WHAT THE TASK REQUIRES:
Don't include pictures. Quote the lines below from the first through the line that contains "1200, 1175, 1172];".

MATERIAL FOR THIS TASK:
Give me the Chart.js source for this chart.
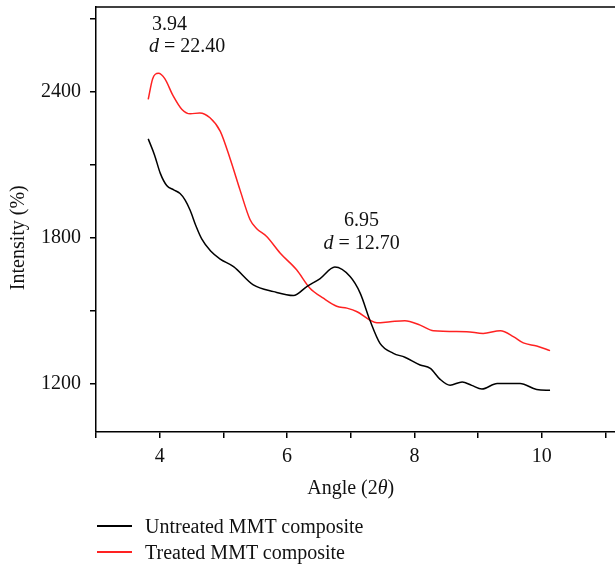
<!DOCTYPE html>
<html>
<head>
<meta charset="utf-8">
<script src="https://cdn.jsdelivr.net/npm/chart.js@4.4.1/dist/chart.umd.min.js"></script>
<style>
  body { margin: 0; background: #fff; }
  #wrap { position: relative; width: 615px; height: 565px; }
  canvas { display: block; }
  .leg { position: absolute; left: 97px; font: 20px "Liberation Serif", serif; color: #111; }
  .leg-line { position: absolute; left: 0; width: 35px; height: 2px; }
  .leg-text { position: absolute; left: 48px; white-space: nowrap; line-height: 20px; top: -10px; }
</style>
</head>
<body>
<div id="wrap">
  <canvas id="xrdChart" width="615" height="565"></canvas>
  <div class="leg" style="top:526px"><div class="leg-line" style="background:#000;top:-1px"></div><div class="leg-text">Untreated MMT composite</div></div>
  <div class="leg" style="top:552px"><div class="leg-line" style="background:#f22;top:-1px"></div><div class="leg-text">Treated MMT composite</div></div>
</div>
<script>
// values
const untreatedAngle = [3.82, 3.92, 4.01, 4.11, 4.22, 4.32, 4.40, 4.48, 4.57, 4.66, 4.80, 4.95, 5.16, 5.47, 5.79, 6.10, 6.31, 6.52, 6.75, 6.99, 7.15, 7.30, 7.46, 7.67, 7.85, 8.09, 8.25, 8.40, 8.56, 8.75, 8.90, 9.06, 9.30, 9.66, 9.92, 10.13];
const untreatedIntensity = [2207, 2140, 2065, 2015, 1997, 1982, 1955, 1912, 1848, 1795, 1745, 1712, 1681, 1606, 1578, 1562, 1599, 1632, 1679, 1640, 1571, 1461, 1365, 1324, 1308, 1276, 1262, 1218, 1193, 1206, 1192, 1177, 1200, 1200, 1175, 1172];

const treatedAngle = [3.82, 3.89, 3.98, 4.08, 4.21, 4.35, 4.48, 4.63, 4.79, 4.95, 5.11, 5.26, 5.42, 5.52, 5.68, 5.89, 6.15, 6.36, 6.57, 6.78, 6.94, 7.10, 7.30, 7.41, 7.62, 7.85, 8.09, 8.30, 8.82, 9.08, 9.35, 9.56, 9.71, 9.92, 10.13];
const treatedIntensity = [2370, 2455, 2477, 2455, 2385, 2328, 2310, 2314, 2294, 2239, 2122, 1998, 1874, 1838, 1805, 1737, 1668, 1592, 1551, 1518, 1510, 1495, 1461, 1450, 1454, 1458, 1440, 1417, 1413, 1406, 1417, 1392, 1367, 1354, 1335];

const xTicks = [3, 4, 5, 6, 7, 8, 9, 10, 11];
const xTickLabels = [4, 6, 8, 10];
const yTicks = [1200, 1500, 1800, 2100, 2400, 2700];
const yTickLabels = [1200, 1800, 2400];

const peakNotes = [
  { x: 4.155, y: 2675, parts: [['3.94', false]] },
  { x: 4.43, y: 2588, parts: [['d', true], [' = 22.40', false]] },
  { x: 7.17, y: 1870, parts: [['6.95', false]] },
  { x: 7.17, y: 1775, parts: [['d', true], [' = 12.70', false]] },
];

const serif = '"Liberation Serif", "DejaVu Serif", serif';
const fontN = '20px ' + serif;
const fontI = 'italic 20px ' + serif;

function pts(xs, ys) { return xs.map((x, i) => ({ x, y: ys[i] })); }

// draws mixed upright/italic text centered at cx
function drawParts(ctx, parts, cx, cy) {
  let w = 0;
  parts.forEach(p => { ctx.font = p[1] ? fontI : fontN; w += ctx.measureText(p[0]).width; });
  let x = cx - w / 2;
  parts.forEach(p => {
    ctx.font = p[1] ? fontI : fontN;
    ctx.fillText(p[0], x, cy);
    x += ctx.measureText(p[0]).width;
  });
}

const extras = {
  id: 'extras',
  afterDraw(chart) {
    const { ctx, chartArea: a, scales: { x, y } } = chart;
    ctx.save();
    // top frame line
    ctx.strokeStyle = '#000';
    ctx.lineWidth = 1.5;
    ctx.beginPath();
    ctx.moveTo(a.left, a.top);
    ctx.lineTo(a.right, a.top);
    ctx.stroke();

    ctx.fillStyle = '#111';
    ctx.textAlign = 'left';
    ctx.textBaseline = 'middle';
    peakNotes.forEach(n => drawParts(ctx, n.parts, x.getPixelForValue(n.x), y.getPixelForValue(n.y)));

    // x title
    drawParts(ctx, [['Angle (2', false], ['θ', true], [')', false]], x.getPixelForValue(7), 489);

    // y title
    ctx.translate(19, y.getPixelForValue(1800));
    ctx.rotate(-Math.PI / 2);
    drawParts(ctx, [['Intensity (%)', false]], 0, 0);
    ctx.restore();
  }
};

new Chart(document.getElementById('xrdChart'), {
  type: 'line',
  data: {
    datasets: [
      { label: 'Untreated MMT composite', data: pts(untreatedAngle, untreatedIntensity), borderColor: '#000', borderWidth: 1.5, pointRadius: 0, cubicInterpolationMode: 'monotone', fill: false },
      { label: 'Treated MMT composite', data: pts(treatedAngle, treatedIntensity), borderColor: '#f22', borderWidth: 1.5, pointRadius: 0, cubicInterpolationMode: 'monotone', fill: false },
    ],
  },
  options: {
    responsive: false, animation: false,
    layout: { padding: { top: 7, right: 0, left: 0, bottom: 0 } },
    plugins: { legend: { display: false }, tooltip: { enabled: false } },
    scales: {
      x: {
        type: 'linear', min: 3, max: 11.15,
        afterBuildTicks: s => { s.ticks = xTicks.map(v => ({ value: v })); },
        afterFit: s => { s.height = 133; s.paddingLeft = 0; s.paddingRight = 0; },
        ticks: {
          autoSkip: false, maxRotation: 0, padding: 7,
          color: '#111', font: { family: serif, size: 20 },
          callback: v => xTickLabels.includes(v) ? v : '',
        },
        grid: { drawOnChartArea: false, drawTicks: true, tickLength: 6, color: '#000', lineWidth: 1.5 },
        border: { color: '#000', width: 1.5 },
      },
      y: {
        type: 'linear', min: 1000, max: 2750,
        afterBuildTicks: s => { s.ticks = yTicks.map(v => ({ value: v })); },
        afterFit: s => { s.width = 96; s.paddingTop = 0; s.paddingBottom = 0; },
        ticks: {
          autoSkip: false, padding: 9,
          color: '#111', font: { family: serif, size: 20 },
          callback: v => yTickLabels.includes(v) ? v : '',
        },
        grid: { drawOnChartArea: false, drawTicks: true, tickLength: 6, color: '#000', lineWidth: 1.5 },
        border: { color: '#000', width: 1.5 },
      },
    },
  },
  plugins: [extras],
});
</script>
</body>
</html>
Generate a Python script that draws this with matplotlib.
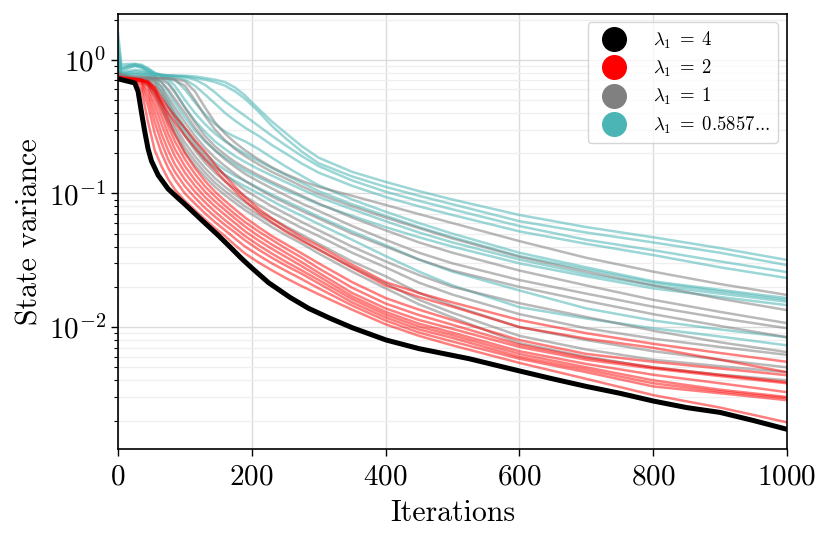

OUTPUT FOR THIS TASK:
Give me the Chart.js source for this chart.
<!DOCTYPE html>
<html>
<head>
<meta charset="utf-8">
<script src="https://cdn.jsdelivr.net/npm/chart.js@4.4.1/dist/chart.umd.min.js"></script>
<style>
  body { margin: 0; background: #fff; }
  #wrap { position: relative; width: 615px; height: 565px; }
  canvas { display: block; }
  .leg { position: absolute; left: 97px; font: 20px "Liberation Serif", serif; color: #111; }
  .leg-line { position: absolute; left: 0; width: 35px; height: 2px; }
  .leg-text { position: absolute; left: 48px; white-space: nowrap; line-height: 20px; top: -10px; }
</style>
</head>
<body>
<div id="wrap">
  <canvas id="xrdChart" width="615" height="565"></canvas>
  <div class="leg" style="top:526px"><div class="leg-line" style="background:#000;top:-1px"></div><div class="leg-text">Untreated MMT composite</div></div>
  <div class="leg" style="top:552px"><div class="leg-line" style="background:#f22;top:-1px"></div><div class="leg-text">Treated MMT composite</div></div>
</div>
<script>
// values
const untreatedAngle = [3.82, 3.92, 4.01, 4.11, 4.22, 4.32, 4.40, 4.48, 4.57, 4.66, 4.80, 4.95, 5.16, 5.47, 5.79, 6.10, 6.31, 6.52, 6.75, 6.99, 7.15, 7.30, 7.46, 7.67, 7.85, 8.09, 8.25, 8.40, 8.56, 8.75, 8.90, 9.06, 9.30, 9.66, 9.92, 10.13];
const untreatedIntensity = [2207, 2140, 2065, 2015, 1997, 1982, 1955, 1912, 1848, 1795, 1745, 1712, 1681, 1606, 1578, 1562, 1599, 1632, 1679, 1640, 1571, 1461, 1365, 1324, 1308, 1276, 1262, 1218, 1193, 1206, 1192, 1177, 1200, 1200, 1175, 1172];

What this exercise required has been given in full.